According to radio host and rabbi Shmuley Boteach, "When we don't give kids responsibilities, we pay the price. Kids can become lazy and complacent and too self-focused. Volunteering and giving back prevents that and helps others."
There are many ways children can get involved, whether working alongside their parents or doing activities all on their own. Here are some age-appropriate volunteer ideas.
5 to 8: Children of this age tend to like doing things with their hands. Activities that foster this enjoyment are beneficial to all. Ideas for kids to consider include working at a soup kitchen or helping parents deliver food to needy individuals. They can also be an asset at a senior center, playing board games with the elderly who may not have grandchildren of their own.
9 to 13: Adolescents can partake in volunteer work that enables them to be a bit more independent. A good idea is for kids to volunteer to do work around the neighborhood for different neighbors. Perhaps someone needs help maintaining the front lawn. Someone else may appreciate snow shoveling services. Older children can help shop for groceries for house-bound individuals.
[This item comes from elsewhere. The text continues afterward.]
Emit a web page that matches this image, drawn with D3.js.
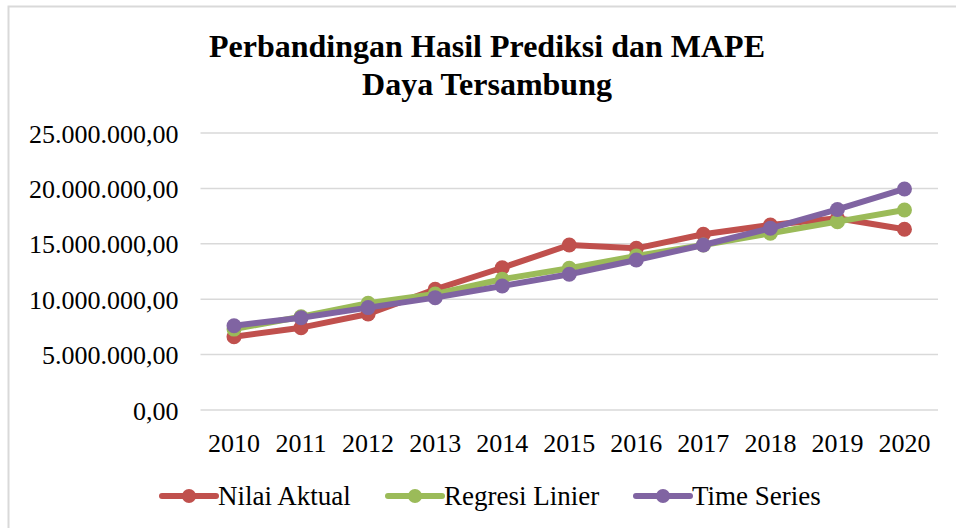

14 and up: Teenagers can do activities that fit with their ideals. Maybe they want to help clean up a beach or a park. Others can help renovate an abandoned lot into a skateboard park or kids play area. Kids may want to volunteer at school by being mentors to younger students. There are so many opportunities.
Keep in mind that parents should not force their children to volunteer. It should be a completely voluntary process. Bring up the idea and talk about the benefits of being generous to others. Chances are kids will want to get involved one way or another.